= Records for the exercise =
################

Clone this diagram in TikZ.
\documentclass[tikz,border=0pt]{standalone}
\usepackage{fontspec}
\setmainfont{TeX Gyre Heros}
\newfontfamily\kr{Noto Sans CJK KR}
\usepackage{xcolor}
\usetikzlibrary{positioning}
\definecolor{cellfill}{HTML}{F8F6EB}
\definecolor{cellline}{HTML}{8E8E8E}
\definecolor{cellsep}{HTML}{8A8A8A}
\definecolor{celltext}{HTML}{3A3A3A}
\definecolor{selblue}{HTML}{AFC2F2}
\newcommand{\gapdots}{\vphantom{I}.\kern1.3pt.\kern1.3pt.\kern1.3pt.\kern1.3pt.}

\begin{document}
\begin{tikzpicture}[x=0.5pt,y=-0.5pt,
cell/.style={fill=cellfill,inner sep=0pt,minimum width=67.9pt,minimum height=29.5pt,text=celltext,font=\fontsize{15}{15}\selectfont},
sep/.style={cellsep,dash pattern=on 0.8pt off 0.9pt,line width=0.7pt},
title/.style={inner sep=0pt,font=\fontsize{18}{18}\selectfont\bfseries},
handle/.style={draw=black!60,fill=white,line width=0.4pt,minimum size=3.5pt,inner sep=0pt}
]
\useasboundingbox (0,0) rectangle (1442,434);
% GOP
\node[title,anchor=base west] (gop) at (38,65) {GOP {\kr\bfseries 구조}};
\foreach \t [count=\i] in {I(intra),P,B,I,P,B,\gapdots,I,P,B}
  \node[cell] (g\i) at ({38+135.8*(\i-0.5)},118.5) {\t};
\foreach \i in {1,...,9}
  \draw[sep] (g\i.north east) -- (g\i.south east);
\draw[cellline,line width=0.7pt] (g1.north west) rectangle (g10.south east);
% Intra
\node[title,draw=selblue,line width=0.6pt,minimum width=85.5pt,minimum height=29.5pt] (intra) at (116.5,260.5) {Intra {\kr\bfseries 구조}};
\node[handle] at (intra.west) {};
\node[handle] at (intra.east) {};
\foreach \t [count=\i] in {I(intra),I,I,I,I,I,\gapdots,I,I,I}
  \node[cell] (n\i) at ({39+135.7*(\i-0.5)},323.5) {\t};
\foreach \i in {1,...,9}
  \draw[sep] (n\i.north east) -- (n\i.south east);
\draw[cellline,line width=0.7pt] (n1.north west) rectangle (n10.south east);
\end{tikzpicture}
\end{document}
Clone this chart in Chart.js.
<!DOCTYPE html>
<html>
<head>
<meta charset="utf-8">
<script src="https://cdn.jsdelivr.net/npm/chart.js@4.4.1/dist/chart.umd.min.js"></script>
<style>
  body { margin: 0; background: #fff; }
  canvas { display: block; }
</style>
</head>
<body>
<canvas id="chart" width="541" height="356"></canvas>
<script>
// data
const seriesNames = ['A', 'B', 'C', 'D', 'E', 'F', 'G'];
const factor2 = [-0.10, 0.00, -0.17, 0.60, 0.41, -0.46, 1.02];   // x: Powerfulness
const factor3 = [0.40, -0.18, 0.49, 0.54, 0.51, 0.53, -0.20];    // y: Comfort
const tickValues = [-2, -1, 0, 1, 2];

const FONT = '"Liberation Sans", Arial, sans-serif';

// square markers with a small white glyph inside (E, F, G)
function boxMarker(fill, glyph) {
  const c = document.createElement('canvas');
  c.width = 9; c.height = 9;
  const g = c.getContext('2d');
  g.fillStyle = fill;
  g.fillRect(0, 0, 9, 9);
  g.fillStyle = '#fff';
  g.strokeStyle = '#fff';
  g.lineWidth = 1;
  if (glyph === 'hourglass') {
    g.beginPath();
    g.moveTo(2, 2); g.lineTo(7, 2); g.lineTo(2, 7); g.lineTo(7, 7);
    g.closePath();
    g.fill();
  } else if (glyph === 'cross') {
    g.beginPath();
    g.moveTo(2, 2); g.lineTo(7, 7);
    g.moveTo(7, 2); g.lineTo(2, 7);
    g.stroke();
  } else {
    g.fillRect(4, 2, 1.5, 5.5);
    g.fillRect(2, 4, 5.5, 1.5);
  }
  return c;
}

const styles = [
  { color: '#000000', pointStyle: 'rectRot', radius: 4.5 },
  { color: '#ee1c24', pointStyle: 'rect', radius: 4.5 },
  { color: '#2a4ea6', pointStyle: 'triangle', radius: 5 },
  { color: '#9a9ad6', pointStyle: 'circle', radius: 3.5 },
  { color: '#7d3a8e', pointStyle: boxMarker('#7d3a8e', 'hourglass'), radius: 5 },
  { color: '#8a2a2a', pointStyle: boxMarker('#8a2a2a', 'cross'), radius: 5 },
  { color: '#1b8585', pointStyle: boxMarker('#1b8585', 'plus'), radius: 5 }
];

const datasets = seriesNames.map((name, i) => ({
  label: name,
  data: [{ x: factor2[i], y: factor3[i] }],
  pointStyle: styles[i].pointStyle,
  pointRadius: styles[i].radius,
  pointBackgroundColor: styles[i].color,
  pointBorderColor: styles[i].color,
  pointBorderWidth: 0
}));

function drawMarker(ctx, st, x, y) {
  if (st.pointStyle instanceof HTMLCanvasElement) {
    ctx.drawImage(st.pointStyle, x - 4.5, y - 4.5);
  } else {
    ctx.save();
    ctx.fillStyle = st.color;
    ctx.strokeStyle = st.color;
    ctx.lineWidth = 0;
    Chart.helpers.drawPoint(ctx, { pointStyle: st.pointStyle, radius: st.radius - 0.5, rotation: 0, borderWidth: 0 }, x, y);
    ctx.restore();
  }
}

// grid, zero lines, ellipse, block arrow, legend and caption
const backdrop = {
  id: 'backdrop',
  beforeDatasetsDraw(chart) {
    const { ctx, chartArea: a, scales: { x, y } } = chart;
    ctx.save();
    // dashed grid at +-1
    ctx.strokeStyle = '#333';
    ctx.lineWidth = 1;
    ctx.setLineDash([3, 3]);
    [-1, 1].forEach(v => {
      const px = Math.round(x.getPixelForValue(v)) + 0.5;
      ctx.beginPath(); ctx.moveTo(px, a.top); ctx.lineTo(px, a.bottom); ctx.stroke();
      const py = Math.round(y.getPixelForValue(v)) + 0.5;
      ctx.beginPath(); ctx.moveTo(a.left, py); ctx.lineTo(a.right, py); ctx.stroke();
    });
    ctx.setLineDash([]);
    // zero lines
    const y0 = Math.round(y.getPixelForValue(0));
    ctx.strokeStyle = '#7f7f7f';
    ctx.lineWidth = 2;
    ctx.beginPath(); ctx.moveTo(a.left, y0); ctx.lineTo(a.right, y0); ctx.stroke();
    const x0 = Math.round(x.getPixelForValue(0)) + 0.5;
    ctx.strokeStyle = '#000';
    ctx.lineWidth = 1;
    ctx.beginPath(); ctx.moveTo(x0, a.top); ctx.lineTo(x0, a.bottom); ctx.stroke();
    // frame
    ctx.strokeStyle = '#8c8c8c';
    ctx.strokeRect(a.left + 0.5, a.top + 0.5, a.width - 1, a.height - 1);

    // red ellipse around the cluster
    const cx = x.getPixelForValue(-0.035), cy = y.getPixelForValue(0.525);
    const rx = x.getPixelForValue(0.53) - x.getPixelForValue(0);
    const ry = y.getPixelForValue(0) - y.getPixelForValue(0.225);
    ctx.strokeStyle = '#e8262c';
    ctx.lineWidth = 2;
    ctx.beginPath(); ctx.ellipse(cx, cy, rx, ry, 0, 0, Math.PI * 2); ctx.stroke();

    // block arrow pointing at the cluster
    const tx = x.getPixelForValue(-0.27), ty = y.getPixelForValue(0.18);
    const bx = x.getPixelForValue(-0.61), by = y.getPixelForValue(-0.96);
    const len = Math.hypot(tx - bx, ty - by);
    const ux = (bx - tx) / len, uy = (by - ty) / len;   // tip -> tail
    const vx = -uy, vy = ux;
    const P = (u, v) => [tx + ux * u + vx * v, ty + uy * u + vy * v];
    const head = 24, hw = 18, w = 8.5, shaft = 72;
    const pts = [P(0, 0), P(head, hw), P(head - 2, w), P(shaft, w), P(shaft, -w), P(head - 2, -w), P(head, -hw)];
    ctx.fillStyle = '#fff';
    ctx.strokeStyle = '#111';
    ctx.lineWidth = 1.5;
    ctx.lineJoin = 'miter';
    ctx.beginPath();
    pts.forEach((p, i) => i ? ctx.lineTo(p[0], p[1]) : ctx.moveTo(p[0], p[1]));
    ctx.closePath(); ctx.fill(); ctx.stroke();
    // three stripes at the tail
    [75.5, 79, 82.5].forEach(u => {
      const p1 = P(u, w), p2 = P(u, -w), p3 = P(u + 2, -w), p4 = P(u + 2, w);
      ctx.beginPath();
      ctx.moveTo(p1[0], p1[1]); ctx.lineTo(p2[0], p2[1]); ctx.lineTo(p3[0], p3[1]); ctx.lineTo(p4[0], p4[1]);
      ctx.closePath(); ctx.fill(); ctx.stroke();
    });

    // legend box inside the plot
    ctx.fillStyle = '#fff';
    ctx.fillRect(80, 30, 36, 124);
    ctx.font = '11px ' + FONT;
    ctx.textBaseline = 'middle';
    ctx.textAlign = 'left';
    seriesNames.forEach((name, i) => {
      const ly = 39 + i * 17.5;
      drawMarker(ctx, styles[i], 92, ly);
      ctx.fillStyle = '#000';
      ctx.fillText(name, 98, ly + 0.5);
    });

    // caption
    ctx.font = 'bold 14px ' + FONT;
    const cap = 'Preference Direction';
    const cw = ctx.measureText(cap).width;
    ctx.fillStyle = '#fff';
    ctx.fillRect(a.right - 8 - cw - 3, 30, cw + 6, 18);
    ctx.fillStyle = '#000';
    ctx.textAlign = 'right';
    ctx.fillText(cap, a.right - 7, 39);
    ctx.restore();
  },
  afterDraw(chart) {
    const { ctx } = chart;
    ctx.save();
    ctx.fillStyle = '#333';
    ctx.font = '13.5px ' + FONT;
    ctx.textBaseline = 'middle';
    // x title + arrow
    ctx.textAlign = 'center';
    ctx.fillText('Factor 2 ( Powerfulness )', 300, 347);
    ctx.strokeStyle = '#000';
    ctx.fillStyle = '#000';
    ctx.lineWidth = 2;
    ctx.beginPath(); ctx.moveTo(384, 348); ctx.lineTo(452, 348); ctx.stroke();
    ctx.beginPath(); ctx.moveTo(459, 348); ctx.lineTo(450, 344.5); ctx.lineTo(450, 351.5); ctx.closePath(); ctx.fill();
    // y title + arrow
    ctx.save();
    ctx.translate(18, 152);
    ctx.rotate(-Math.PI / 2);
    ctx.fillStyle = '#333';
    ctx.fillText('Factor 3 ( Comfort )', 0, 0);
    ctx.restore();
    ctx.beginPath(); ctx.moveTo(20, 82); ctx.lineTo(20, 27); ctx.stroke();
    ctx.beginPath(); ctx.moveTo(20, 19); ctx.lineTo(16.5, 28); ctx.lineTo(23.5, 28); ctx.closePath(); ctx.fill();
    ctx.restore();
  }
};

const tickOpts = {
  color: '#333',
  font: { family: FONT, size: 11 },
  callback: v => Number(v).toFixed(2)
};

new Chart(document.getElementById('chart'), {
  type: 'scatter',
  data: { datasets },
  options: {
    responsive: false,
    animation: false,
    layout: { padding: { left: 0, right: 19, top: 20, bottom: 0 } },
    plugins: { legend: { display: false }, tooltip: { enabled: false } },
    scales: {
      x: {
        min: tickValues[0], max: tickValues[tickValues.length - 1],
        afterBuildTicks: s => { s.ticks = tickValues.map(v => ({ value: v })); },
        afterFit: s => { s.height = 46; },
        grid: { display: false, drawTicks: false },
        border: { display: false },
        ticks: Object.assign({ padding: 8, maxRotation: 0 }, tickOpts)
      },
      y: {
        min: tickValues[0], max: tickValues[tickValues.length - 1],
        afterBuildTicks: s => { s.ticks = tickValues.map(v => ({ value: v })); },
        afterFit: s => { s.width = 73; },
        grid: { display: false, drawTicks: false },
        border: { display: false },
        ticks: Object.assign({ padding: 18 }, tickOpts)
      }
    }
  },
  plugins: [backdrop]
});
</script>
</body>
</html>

################

= Exercise aim =
Write only the number of lines in the data above that include "Clone".

= Task solution =
2